Objective:
Restate the data exactly as given and keep the pictures out.

Data provided:
# # # # # # #
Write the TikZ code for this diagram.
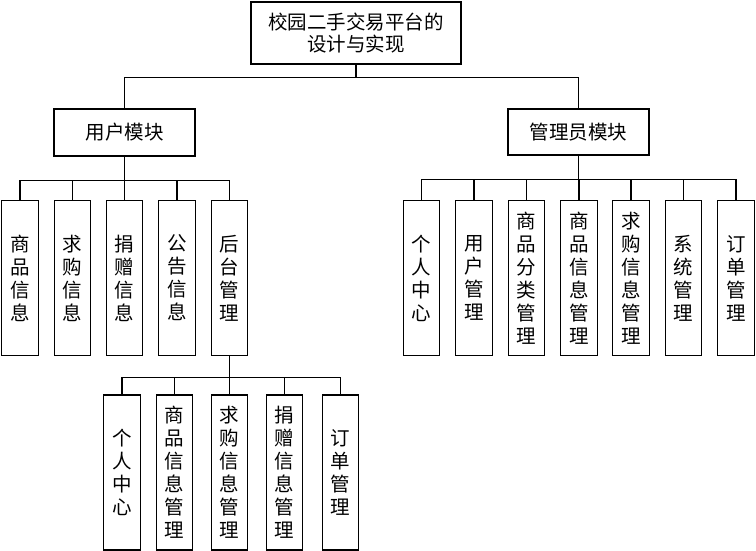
\documentclass[tikz,border=0pt]{standalone}
\usepackage{fontspec}
\setmainfont{Noto Sans CJK SC}
\begin{document}
\begin{tikzpicture}[x=1pt,y=-1pt,
  box/.style={draw,line width=1.1pt,inner sep=0pt,align=center,font=\fontsize{19.5}{21.5}\selectfont},
  vbox/.style={box,minimum width=36.5pt,minimum height=155pt,font=\fontsize{19.5}{23}\selectfont},
  link/.style={line width=1.1pt}]
\useasboundingbox (0,0) rectangle (756,551);
\node[box,minimum width=210pt,minimum height=62pt] (top) at (356,33) {校园二手交易平台的\\设计与实现};
\node[box,minimum width=141pt,minimum height=47pt] (user) at (124.5,132.5) {用户模块};
\node[box,minimum width=141pt,minimum height=46pt] (admin) at (578.5,132) {管理员模块};
% user children
\node[vbox] (u1) at (20,278) {商\\品\\信\\息};
\node[vbox] (u2) at (72.5,278) {求\\购\\信\\息};
\node[vbox] (u3) at (124.5,278) {捐\\赠\\信\\息};
\node[vbox] (u4) at (177,278) {公\\告\\信\\息};
\node[vbox] (u5) at (229.5,278) {后\\台\\管\\理};
% backend children
\node[vbox] (b1) at (122,472.5) {个\\人\\中\\心};
\node[vbox] (b2) at (174.5,472.5) {商\\品\\信\\息\\管\\理};
\node[vbox] (b3) at (229.5,472.5) {求\\购\\信\\息\\管\\理};
\node[vbox] (b4) at (284.5,472.5) {捐\\赠\\信\\息\\管\\理};
\node[vbox] (b5) at (340.5,472.5) {订\\单\\管\\理};
% admin children
\node[vbox] (a1) at (421.5,278) {个\\人\\中\\心};
\node[vbox] (a2) at (474,278) {用\\户\\管\\理};
\node[vbox] (a3) at (526.5,278) {商\\品\\分\\类\\管\\理};
\node[vbox] (a4) at (579,278) {商\\品\\信\\息\\管\\理};
\node[vbox] (a5) at (631,278) {求\\购\\信\\息\\管\\理};
\node[vbox] (a6) at (683.5,278) {系\\统\\管\\理};
\node[vbox] (a7) at (736,278) {订\\单\\管\\理};
% connectors
\foreach \n in {user,admin} \draw[link] (top.south) -- ++(0,13) -| (\n.north);
\foreach \n in {u1,u2,u3,u4,u5} \draw[link] (user.south) -- ++(0,24) -| (\n.north);
\foreach \n in {a1,a2,a3,a4,a5,a6,a7} \draw[link] (admin.south) -- ++(0,24) -| (\n.north);
\foreach \n in {b1,b2,b3,b4,b5} \draw[link] (u5.south) -- ++(0,21) -| (\n.north);
\end{tikzpicture}
\end{document}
# # # # # # #
Correct result:
Write the TikZ code for this diagram.
\documentclass[tikz,border=0pt]{standalone}
\usepackage{fontspec}
\setmainfont{Noto Sans CJK SC}
\begin{document}
\begin{tikzpicture}[x=1pt,y=-1pt,
  box/.style={draw,line width=1.1pt,inner sep=0pt,align=center,font=\fontsize{19.5}{21.5}\selectfont},
  vbox/.style={box,minimum width=36.5pt,minimum height=155pt,font=\fontsize{19.5}{23}\selectfont},
  link/.style={line width=1.1pt}]
\useasboundingbox (0,0) rectangle (756,551);
\node[box,minimum width=210pt,minimum height=62pt] (top) at (356,33) {校园二手交易平台的\\设计与实现};
\node[box,minimum width=141pt,minimum height=47pt] (user) at (124.5,132.5) {用户模块};
\node[box,minimum width=141pt,minimum height=46pt] (admin) at (578.5,132) {管理员模块};
% user children
\node[vbox] (u1) at (20,278) {商\\品\\信\\息};
\node[vbox] (u2) at (72.5,278) {求\\购\\信\\息};
\node[vbox] (u3) at (124.5,278) {捐\\赠\\信\\息};
\node[vbox] (u4) at (177,278) {公\\告\\信\\息};
\node[vbox] (u5) at (229.5,278) {后\\台\\管\\理};
% backend children
\node[vbox] (b1) at (122,472.5) {个\\人\\中\\心};
\node[vbox] (b2) at (174.5,472.5) {商\\品\\信\\息\\管\\理};
\node[vbox] (b3) at (229.5,472.5) {求\\购\\信\\息\\管\\理};
\node[vbox] (b4) at (284.5,472.5) {捐\\赠\\信\\息\\管\\理};
\node[vbox] (b5) at (340.5,472.5) {订\\单\\管\\理};
% admin children
\node[vbox] (a1) at (421.5,278) {个\\人\\中\\心};
\node[vbox] (a2) at (474,278) {用\\户\\管\\理};
\node[vbox] (a3) at (526.5,278) {商\\品\\分\\类\\管\\理};
\node[vbox] (a4) at (579,278) {商\\品\\信\\息\\管\\理};
\node[vbox] (a5) at (631,278) {求\\购\\信\\息\\管\\理};
\node[vbox] (a6) at (683.5,278) {系\\统\\管\\理};
\node[vbox] (a7) at (736,278) {订\\单\\管\\理};
% connectors
\foreach \n in {user,admin} \draw[link] (top.south) -- ++(0,13) -| (\n.north);
\foreach \n in {u1,u2,u3,u4,u5} \draw[link] (user.south) -- ++(0,24) -| (\n.north);
\foreach \n in {a1,a2,a3,a4,a5,a6,a7} \draw[link] (admin.south) -- ++(0,24) -| (\n.north);
\foreach \n in {b1,b2,b3,b4,b5} \draw[link] (u5.south) -- ++(0,21) -| (\n.north);
\end{tikzpicture}
\end{document}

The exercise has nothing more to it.